=== PROVIDED MATERIAL ===

━━━━

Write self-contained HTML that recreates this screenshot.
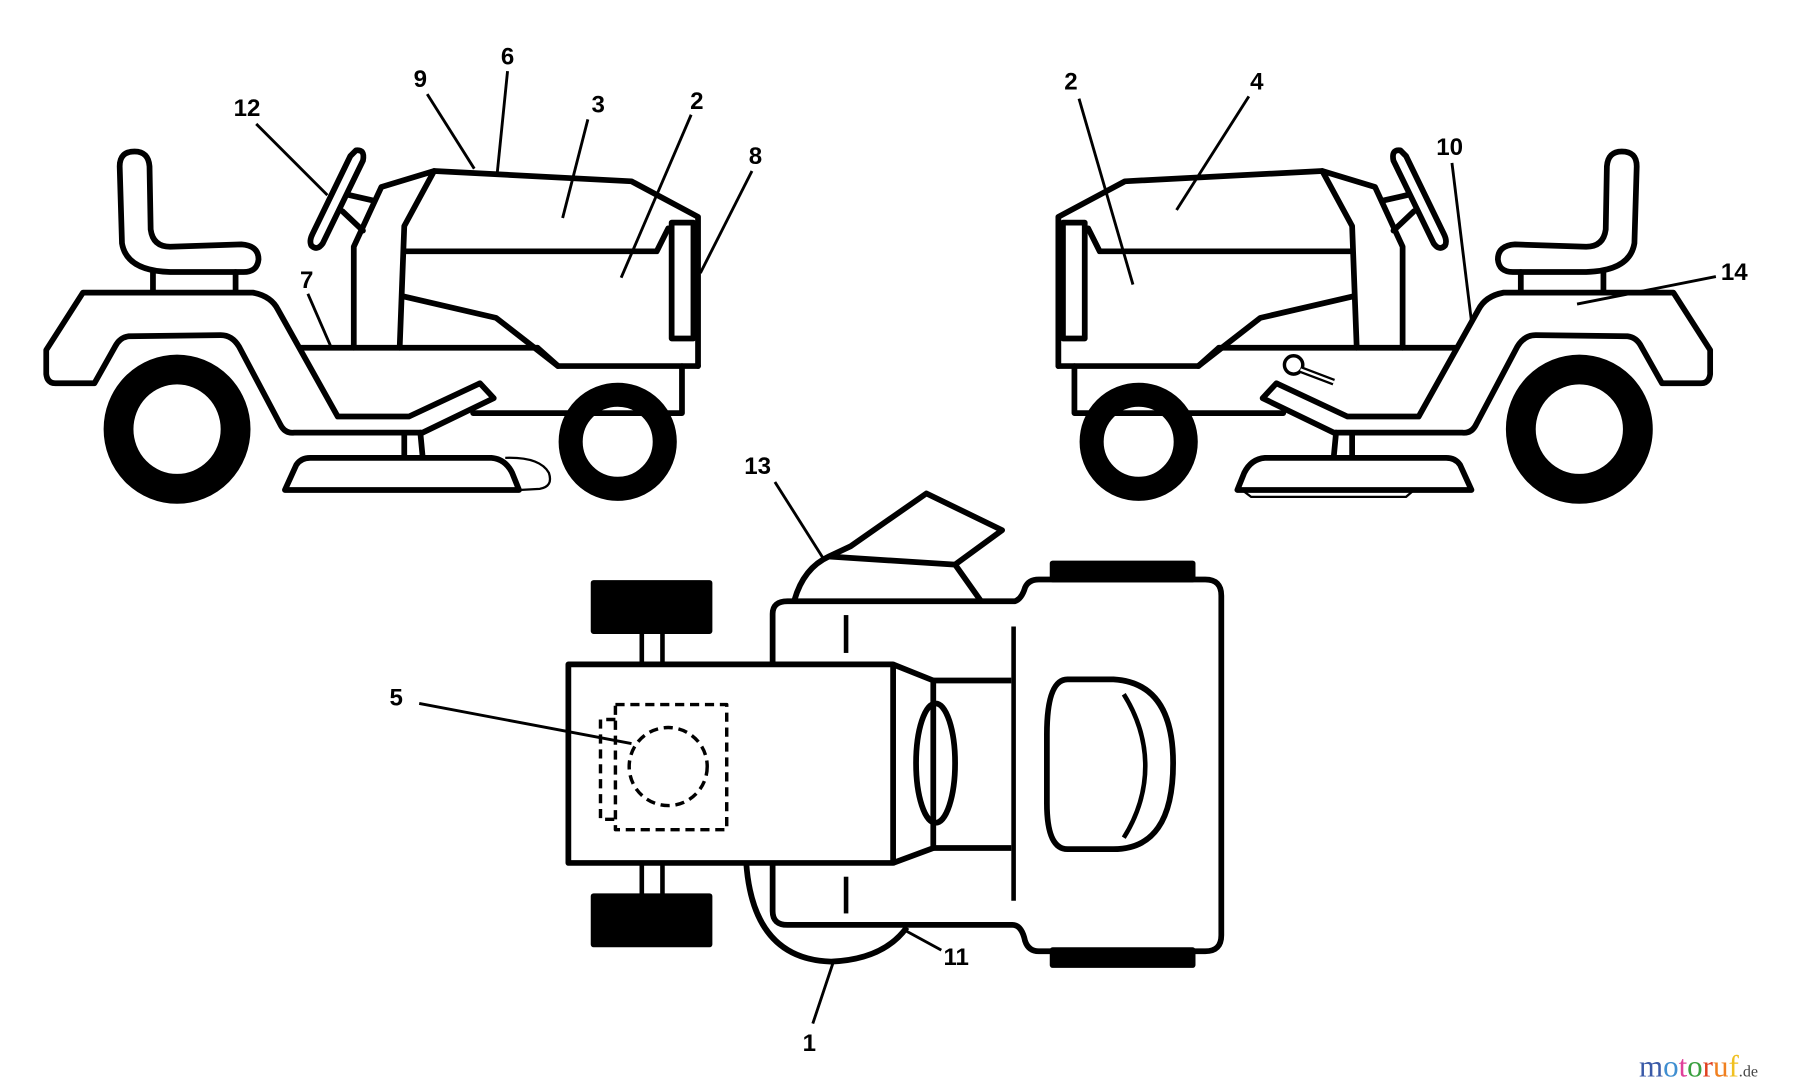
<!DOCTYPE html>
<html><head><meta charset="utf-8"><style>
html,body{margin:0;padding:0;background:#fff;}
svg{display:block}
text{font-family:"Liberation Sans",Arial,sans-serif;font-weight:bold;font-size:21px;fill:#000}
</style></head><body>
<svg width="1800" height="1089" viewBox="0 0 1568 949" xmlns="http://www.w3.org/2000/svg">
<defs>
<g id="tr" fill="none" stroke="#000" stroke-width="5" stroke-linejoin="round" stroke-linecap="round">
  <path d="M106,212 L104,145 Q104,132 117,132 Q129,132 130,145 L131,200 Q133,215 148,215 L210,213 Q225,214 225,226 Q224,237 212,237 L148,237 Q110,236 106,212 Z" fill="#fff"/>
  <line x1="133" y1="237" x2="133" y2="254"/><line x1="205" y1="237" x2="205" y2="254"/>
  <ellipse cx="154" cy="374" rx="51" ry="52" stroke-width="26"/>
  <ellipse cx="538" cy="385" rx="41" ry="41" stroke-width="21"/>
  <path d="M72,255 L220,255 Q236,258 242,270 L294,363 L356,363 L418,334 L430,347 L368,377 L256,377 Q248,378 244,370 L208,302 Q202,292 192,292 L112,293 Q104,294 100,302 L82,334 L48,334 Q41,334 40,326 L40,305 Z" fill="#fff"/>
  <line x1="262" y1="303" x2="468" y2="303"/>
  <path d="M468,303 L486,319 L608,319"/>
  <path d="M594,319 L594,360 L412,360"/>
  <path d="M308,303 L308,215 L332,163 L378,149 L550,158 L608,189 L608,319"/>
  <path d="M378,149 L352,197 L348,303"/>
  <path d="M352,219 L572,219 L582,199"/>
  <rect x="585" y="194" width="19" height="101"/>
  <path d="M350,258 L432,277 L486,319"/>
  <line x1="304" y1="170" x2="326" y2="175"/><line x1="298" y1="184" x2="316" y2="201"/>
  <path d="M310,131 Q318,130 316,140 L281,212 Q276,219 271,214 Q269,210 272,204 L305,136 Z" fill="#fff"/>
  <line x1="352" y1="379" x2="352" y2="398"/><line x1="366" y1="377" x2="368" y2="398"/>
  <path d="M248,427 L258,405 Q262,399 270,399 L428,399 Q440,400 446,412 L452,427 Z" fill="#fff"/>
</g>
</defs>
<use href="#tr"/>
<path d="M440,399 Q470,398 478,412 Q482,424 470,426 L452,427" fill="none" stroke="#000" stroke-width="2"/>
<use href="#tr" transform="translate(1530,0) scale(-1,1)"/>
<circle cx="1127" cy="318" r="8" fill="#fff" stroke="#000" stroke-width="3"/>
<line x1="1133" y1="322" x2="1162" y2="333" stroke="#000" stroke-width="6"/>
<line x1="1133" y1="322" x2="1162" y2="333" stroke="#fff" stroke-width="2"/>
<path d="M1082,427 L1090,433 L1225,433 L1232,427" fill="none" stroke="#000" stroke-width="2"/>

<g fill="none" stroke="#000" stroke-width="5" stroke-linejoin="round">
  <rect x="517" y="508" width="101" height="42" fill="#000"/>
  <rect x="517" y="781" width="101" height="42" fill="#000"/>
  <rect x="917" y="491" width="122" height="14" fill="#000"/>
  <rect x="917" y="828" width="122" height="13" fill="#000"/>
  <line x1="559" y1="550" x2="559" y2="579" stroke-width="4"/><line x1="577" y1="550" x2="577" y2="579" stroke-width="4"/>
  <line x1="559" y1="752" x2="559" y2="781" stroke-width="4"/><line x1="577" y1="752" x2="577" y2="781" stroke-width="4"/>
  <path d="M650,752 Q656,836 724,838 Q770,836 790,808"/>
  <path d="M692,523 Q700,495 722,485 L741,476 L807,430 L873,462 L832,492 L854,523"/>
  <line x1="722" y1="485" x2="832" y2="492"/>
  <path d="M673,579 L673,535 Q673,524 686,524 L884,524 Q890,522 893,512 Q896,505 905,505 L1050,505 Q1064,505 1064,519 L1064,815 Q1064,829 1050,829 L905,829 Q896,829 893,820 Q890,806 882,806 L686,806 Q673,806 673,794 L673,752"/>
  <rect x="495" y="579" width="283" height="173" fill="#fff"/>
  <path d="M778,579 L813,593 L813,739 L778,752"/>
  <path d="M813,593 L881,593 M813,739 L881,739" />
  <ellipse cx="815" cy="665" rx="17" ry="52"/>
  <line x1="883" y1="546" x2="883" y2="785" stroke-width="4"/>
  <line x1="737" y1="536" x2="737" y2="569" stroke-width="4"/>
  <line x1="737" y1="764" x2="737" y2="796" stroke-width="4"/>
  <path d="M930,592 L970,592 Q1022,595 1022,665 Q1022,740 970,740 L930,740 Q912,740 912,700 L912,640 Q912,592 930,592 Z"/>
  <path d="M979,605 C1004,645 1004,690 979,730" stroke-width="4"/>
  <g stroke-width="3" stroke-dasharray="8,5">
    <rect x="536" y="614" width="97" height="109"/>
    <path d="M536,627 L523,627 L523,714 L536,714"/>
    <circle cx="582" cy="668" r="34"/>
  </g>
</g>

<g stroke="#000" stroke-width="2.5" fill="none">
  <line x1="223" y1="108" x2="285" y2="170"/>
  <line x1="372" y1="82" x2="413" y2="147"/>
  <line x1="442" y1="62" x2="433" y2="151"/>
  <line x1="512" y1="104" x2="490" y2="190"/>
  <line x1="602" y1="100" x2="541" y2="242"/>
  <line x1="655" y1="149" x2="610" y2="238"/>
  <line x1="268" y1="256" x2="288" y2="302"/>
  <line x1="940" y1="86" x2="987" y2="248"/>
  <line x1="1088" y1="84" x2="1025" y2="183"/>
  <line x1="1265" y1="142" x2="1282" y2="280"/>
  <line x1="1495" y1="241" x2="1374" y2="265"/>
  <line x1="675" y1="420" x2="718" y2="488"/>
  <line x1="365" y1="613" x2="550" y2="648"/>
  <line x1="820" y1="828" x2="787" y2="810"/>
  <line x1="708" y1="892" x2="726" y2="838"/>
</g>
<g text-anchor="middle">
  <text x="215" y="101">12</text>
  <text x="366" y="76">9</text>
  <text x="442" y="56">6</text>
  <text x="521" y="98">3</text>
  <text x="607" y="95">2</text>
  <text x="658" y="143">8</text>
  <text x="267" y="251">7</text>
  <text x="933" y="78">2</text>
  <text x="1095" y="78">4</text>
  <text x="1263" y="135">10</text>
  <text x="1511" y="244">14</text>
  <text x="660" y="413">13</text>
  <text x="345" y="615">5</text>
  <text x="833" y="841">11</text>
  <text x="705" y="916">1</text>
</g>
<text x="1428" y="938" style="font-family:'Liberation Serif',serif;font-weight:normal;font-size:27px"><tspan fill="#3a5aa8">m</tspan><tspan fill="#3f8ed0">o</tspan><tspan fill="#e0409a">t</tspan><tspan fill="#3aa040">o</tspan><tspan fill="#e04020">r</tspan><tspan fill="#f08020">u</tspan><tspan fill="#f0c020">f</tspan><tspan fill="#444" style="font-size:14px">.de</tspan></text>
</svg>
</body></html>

━━━━

Leave the pictures out and output the rest of the listing exactly.

Write self-contained HTML that recreates this screenshot.
<!DOCTYPE html>
<html><head><meta charset="utf-8"><style>
html,body{margin:0;padding:0;background:#fff;}
svg{display:block}
text{font-family:"Liberation Sans",Arial,sans-serif;font-weight:bold;font-size:21px;fill:#000}
</style></head><body>
<svg width="1800" height="1089" viewBox="0 0 1568 949" xmlns="http://www.w3.org/2000/svg">
<defs>
<g id="tr" fill="none" stroke="#000" stroke-width="5" stroke-linejoin="round" stroke-linecap="round">
  <path d="M106,212 L104,145 Q104,132 117,132 Q129,132 130,145 L131,200 Q133,215 148,215 L210,213 Q225,214 225,226 Q224,237 212,237 L148,237 Q110,236 106,212 Z" fill="#fff"/>
  <line x1="133" y1="237" x2="133" y2="254"/><line x1="205" y1="237" x2="205" y2="254"/>
  <ellipse cx="154" cy="374" rx="51" ry="52" stroke-width="26"/>
  <ellipse cx="538" cy="385" rx="41" ry="41" stroke-width="21"/>
  <path d="M72,255 L220,255 Q236,258 242,270 L294,363 L356,363 L418,334 L430,347 L368,377 L256,377 Q248,378 244,370 L208,302 Q202,292 192,292 L112,293 Q104,294 100,302 L82,334 L48,334 Q41,334 40,326 L40,305 Z" fill="#fff"/>
  <line x1="262" y1="303" x2="468" y2="303"/>
  <path d="M468,303 L486,319 L608,319"/>
  <path d="M594,319 L594,360 L412,360"/>
  <path d="M308,303 L308,215 L332,163 L378,149 L550,158 L608,189 L608,319"/>
  <path d="M378,149 L352,197 L348,303"/>
  <path d="M352,219 L572,219 L582,199"/>
  <rect x="585" y="194" width="19" height="101"/>
  <path d="M350,258 L432,277 L486,319"/>
  <line x1="304" y1="170" x2="326" y2="175"/><line x1="298" y1="184" x2="316" y2="201"/>
  <path d="M310,131 Q318,130 316,140 L281,212 Q276,219 271,214 Q269,210 272,204 L305,136 Z" fill="#fff"/>
  <line x1="352" y1="379" x2="352" y2="398"/><line x1="366" y1="377" x2="368" y2="398"/>
  <path d="M248,427 L258,405 Q262,399 270,399 L428,399 Q440,400 446,412 L452,427 Z" fill="#fff"/>
</g>
</defs>
<use href="#tr"/>
<path d="M440,399 Q470,398 478,412 Q482,424 470,426 L452,427" fill="none" stroke="#000" stroke-width="2"/>
<use href="#tr" transform="translate(1530,0) scale(-1,1)"/>
<circle cx="1127" cy="318" r="8" fill="#fff" stroke="#000" stroke-width="3"/>
<line x1="1133" y1="322" x2="1162" y2="333" stroke="#000" stroke-width="6"/>
<line x1="1133" y1="322" x2="1162" y2="333" stroke="#fff" stroke-width="2"/>
<path d="M1082,427 L1090,433 L1225,433 L1232,427" fill="none" stroke="#000" stroke-width="2"/>

<g fill="none" stroke="#000" stroke-width="5" stroke-linejoin="round">
  <rect x="517" y="508" width="101" height="42" fill="#000"/>
  <rect x="517" y="781" width="101" height="42" fill="#000"/>
  <rect x="917" y="491" width="122" height="14" fill="#000"/>
  <rect x="917" y="828" width="122" height="13" fill="#000"/>
  <line x1="559" y1="550" x2="559" y2="579" stroke-width="4"/><line x1="577" y1="550" x2="577" y2="579" stroke-width="4"/>
  <line x1="559" y1="752" x2="559" y2="781" stroke-width="4"/><line x1="577" y1="752" x2="577" y2="781" stroke-width="4"/>
  <path d="M650,752 Q656,836 724,838 Q770,836 790,808"/>
  <path d="M692,523 Q700,495 722,485 L741,476 L807,430 L873,462 L832,492 L854,523"/>
  <line x1="722" y1="485" x2="832" y2="492"/>
  <path d="M673,579 L673,535 Q673,524 686,524 L884,524 Q890,522 893,512 Q896,505 905,505 L1050,505 Q1064,505 1064,519 L1064,815 Q1064,829 1050,829 L905,829 Q896,829 893,820 Q890,806 882,806 L686,806 Q673,806 673,794 L673,752"/>
  <rect x="495" y="579" width="283" height="173" fill="#fff"/>
  <path d="M778,579 L813,593 L813,739 L778,752"/>
  <path d="M813,593 L881,593 M813,739 L881,739" />
  <ellipse cx="815" cy="665" rx="17" ry="52"/>
  <line x1="883" y1="546" x2="883" y2="785" stroke-width="4"/>
  <line x1="737" y1="536" x2="737" y2="569" stroke-width="4"/>
  <line x1="737" y1="764" x2="737" y2="796" stroke-width="4"/>
  <path d="M930,592 L970,592 Q1022,595 1022,665 Q1022,740 970,740 L930,740 Q912,740 912,700 L912,640 Q912,592 930,592 Z"/>
  <path d="M979,605 C1004,645 1004,690 979,730" stroke-width="4"/>
  <g stroke-width="3" stroke-dasharray="8,5">
    <rect x="536" y="614" width="97" height="109"/>
    <path d="M536,627 L523,627 L523,714 L536,714"/>
    <circle cx="582" cy="668" r="34"/>
  </g>
</g>

<g stroke="#000" stroke-width="2.5" fill="none">
  <line x1="223" y1="108" x2="285" y2="170"/>
  <line x1="372" y1="82" x2="413" y2="147"/>
  <line x1="442" y1="62" x2="433" y2="151"/>
  <line x1="512" y1="104" x2="490" y2="190"/>
  <line x1="602" y1="100" x2="541" y2="242"/>
  <line x1="655" y1="149" x2="610" y2="238"/>
  <line x1="268" y1="256" x2="288" y2="302"/>
  <line x1="940" y1="86" x2="987" y2="248"/>
  <line x1="1088" y1="84" x2="1025" y2="183"/>
  <line x1="1265" y1="142" x2="1282" y2="280"/>
  <line x1="1495" y1="241" x2="1374" y2="265"/>
  <line x1="675" y1="420" x2="718" y2="488"/>
  <line x1="365" y1="613" x2="550" y2="648"/>
  <line x1="820" y1="828" x2="787" y2="810"/>
  <line x1="708" y1="892" x2="726" y2="838"/>
</g>
<g text-anchor="middle">
  <text x="215" y="101">12</text>
  <text x="366" y="76">9</text>
  <text x="442" y="56">6</text>
  <text x="521" y="98">3</text>
  <text x="607" y="95">2</text>
  <text x="658" y="143">8</text>
  <text x="267" y="251">7</text>
  <text x="933" y="78">2</text>
  <text x="1095" y="78">4</text>
  <text x="1263" y="135">10</text>
  <text x="1511" y="244">14</text>
  <text x="660" y="413">13</text>
  <text x="345" y="615">5</text>
  <text x="833" y="841">11</text>
  <text x="705" y="916">1</text>
</g>
<text x="1428" y="938" style="font-family:'Liberation Serif',serif;font-weight:normal;font-size:27px"><tspan fill="#3a5aa8">m</tspan><tspan fill="#3f8ed0">o</tspan><tspan fill="#e0409a">t</tspan><tspan fill="#3aa040">o</tspan><tspan fill="#e04020">r</tspan><tspan fill="#f08020">u</tspan><tspan fill="#f0c020">f</tspan><tspan fill="#444" style="font-size:14px">.de</tspan></text>
</svg>
</body></html>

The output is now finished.